Six months before, these men, fifty in all, had started out from Gottenburg to journey across the sea to this new land. For six months they had been tossed and beaten by many storms upon the ocean, but now at last they had reached the promised land.
Slowly they sailed up the river and past the mouth of the Hoornekill.[2] The colonists stared in silence at the spot where the little settlement of Zwannendael had once stood. Nothing marked the place now but a few blackened ruins; and these, wind and storm were slowly eating away.
The Swedes did not stop there, but sailed on up the river. Their commander, Peter Minuit, had once been with the West India Company at New Netherlands, and knew something of the country and had a clear idea of where he wished to start his colony. Some miles above the Hoornekill, Minquas Creek (now our Christiana) emptied into the Delaware. Two and a half miles from its mouth, a point of rocks[3] jutted out into the stream and made a sort of natural wharf. It was upon this point that the Swedes made their landing.
Stores and implements were carried to the shore, and soon the silence of the new land was broken by the sound of the ax and the voices of the settlers talking and calling to one another.
Lonely and deserted as the country had seemed to the new settlers, their coming was quickly known to both the Indians and the Dutch.

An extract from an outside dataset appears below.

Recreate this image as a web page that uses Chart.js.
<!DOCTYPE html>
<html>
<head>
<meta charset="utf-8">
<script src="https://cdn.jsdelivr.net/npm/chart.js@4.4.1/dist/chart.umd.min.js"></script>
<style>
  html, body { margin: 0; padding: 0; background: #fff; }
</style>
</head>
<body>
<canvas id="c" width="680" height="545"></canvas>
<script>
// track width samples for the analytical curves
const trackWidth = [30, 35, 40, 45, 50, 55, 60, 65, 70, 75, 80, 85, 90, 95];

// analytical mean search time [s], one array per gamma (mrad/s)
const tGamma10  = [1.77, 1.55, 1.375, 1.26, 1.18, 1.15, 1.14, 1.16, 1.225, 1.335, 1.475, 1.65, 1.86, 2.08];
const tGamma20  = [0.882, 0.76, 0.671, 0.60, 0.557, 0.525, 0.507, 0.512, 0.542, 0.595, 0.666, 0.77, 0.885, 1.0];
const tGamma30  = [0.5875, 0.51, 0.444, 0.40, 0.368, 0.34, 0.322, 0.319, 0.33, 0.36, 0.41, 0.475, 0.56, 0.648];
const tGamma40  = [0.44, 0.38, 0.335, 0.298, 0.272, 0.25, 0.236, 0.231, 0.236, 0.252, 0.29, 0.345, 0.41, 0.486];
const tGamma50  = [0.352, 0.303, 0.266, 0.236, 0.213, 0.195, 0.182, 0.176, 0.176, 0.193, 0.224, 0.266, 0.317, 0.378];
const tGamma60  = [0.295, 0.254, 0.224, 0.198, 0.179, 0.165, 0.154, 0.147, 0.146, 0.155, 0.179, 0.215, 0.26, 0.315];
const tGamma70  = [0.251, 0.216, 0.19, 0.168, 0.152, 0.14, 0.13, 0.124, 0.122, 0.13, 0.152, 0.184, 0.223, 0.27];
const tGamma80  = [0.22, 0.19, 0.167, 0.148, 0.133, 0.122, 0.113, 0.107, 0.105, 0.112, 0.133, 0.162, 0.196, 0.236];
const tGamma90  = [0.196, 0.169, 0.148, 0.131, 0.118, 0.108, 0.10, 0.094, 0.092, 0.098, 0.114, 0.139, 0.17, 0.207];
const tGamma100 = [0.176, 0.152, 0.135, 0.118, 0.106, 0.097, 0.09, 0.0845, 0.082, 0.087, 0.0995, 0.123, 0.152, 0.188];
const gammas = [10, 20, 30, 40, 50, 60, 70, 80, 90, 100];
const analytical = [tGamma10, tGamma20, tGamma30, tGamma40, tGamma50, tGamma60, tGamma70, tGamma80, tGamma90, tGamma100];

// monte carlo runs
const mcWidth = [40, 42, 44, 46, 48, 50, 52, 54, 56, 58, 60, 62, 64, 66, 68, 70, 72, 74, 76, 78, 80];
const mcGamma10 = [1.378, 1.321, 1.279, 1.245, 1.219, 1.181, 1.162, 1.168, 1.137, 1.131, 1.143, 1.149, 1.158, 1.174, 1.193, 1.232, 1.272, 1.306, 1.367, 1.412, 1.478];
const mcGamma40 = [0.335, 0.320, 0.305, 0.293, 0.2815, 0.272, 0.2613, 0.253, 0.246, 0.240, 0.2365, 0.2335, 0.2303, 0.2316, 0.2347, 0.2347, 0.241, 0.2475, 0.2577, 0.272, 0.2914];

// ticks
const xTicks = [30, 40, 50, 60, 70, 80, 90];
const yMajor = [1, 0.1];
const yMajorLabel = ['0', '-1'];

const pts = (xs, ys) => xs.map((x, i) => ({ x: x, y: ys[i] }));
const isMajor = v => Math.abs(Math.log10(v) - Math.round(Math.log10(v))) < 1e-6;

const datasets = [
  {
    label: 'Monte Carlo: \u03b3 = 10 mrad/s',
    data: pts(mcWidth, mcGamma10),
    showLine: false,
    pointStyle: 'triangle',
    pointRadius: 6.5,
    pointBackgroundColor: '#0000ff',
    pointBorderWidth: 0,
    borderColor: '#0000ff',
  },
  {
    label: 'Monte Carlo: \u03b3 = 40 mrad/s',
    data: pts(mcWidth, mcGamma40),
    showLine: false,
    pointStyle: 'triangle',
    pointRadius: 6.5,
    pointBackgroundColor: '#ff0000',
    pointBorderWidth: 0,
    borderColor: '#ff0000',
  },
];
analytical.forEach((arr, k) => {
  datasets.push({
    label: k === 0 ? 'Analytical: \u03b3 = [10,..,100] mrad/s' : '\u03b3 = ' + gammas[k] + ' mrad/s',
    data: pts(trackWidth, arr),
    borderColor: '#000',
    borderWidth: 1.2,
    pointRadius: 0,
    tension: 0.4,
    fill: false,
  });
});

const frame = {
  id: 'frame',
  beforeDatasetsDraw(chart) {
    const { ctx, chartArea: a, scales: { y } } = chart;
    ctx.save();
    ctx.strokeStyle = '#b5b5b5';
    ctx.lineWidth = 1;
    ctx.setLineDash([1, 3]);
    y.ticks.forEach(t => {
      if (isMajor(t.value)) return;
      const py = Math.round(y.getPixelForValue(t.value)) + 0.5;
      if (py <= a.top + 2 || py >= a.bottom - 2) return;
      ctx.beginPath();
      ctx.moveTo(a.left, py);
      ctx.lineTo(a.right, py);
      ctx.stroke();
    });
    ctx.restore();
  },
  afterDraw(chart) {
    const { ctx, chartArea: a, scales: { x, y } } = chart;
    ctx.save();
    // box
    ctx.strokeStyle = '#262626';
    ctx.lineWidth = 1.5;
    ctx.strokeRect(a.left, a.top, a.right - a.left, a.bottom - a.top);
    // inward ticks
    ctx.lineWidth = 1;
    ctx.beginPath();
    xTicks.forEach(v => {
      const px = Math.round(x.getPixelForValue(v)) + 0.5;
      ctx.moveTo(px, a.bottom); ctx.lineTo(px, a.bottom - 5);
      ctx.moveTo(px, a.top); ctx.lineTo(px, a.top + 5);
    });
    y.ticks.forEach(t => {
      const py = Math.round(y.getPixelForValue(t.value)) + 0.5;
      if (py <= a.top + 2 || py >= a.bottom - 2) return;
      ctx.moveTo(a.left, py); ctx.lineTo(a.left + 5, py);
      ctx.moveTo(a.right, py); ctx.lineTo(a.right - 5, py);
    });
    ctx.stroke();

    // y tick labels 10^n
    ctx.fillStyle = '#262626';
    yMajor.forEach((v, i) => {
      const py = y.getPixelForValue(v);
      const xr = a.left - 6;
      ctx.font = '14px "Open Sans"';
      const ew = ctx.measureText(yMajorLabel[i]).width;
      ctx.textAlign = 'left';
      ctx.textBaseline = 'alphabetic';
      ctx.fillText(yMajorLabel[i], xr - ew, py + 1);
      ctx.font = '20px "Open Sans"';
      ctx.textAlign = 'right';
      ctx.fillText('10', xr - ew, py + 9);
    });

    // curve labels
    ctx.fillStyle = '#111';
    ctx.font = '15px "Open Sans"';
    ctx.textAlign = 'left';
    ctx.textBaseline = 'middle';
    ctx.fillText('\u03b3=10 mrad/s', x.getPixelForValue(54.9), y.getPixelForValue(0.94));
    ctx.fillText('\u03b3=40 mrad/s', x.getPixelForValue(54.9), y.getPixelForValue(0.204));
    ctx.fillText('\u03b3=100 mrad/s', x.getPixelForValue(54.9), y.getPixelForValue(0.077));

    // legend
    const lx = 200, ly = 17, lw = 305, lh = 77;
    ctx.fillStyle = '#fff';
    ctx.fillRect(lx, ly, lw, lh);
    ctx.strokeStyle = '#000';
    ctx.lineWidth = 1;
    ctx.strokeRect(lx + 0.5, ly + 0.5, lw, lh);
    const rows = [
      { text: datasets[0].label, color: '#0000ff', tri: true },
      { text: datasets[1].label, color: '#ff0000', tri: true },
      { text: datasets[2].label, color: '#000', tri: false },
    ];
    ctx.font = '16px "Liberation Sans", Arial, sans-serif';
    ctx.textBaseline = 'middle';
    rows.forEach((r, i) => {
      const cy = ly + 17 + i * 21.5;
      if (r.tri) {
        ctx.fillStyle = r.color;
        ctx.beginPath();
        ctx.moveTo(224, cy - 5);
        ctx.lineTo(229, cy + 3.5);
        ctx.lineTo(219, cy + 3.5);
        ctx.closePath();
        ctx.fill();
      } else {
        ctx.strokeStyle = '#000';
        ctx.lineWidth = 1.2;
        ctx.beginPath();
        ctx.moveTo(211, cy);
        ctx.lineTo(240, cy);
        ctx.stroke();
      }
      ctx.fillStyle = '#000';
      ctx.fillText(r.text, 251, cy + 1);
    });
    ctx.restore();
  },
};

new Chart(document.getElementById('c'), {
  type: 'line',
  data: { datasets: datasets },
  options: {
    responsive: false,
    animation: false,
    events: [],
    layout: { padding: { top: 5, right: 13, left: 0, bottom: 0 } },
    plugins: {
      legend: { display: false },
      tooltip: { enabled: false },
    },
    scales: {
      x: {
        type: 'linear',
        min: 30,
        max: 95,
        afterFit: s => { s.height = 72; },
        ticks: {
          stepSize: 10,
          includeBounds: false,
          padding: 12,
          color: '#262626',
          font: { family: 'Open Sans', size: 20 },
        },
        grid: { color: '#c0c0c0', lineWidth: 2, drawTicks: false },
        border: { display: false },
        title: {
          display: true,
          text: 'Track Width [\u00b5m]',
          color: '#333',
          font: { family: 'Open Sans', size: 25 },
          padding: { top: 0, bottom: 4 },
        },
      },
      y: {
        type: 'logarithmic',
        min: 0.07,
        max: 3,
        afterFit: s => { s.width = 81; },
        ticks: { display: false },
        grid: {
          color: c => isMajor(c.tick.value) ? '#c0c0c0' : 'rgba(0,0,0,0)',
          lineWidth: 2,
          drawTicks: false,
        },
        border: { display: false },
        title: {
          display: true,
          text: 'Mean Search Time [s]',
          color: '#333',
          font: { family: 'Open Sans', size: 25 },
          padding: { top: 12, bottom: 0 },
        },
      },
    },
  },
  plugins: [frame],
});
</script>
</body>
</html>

The first to visit them was an Indian Chief named Mattahoon. He and some of his braves stalked in among the colonists one day, with silent Indian tread, and stood looking about them with curious, glittering black eyes. Minuit gave them some presents, and they seemed much pleased. Then Mattahoon told Minuit that the land belonged to him and his braves.
Minuit wished to buy it from him, and the Sachem agreed to sell it for a copper kettle and some other small articles. These were given to him, and he and his braves went away, well content with their bargain.
The next visitor to come to them was a messenger from New Amsterdam. He told them that Director General Kieft, the Dutch Governor, had sent him to ask why they had settled on land that belonged to the Dutch. The Dutch had bought it from the Indians long ago, at the time DeVries had settled on the river.
Minuit answered the messenger very civilly. He gave the Dutchman to understand that he and his Swedes were on their way to the West Indies, and had only landed on this shore for rest and refreshment.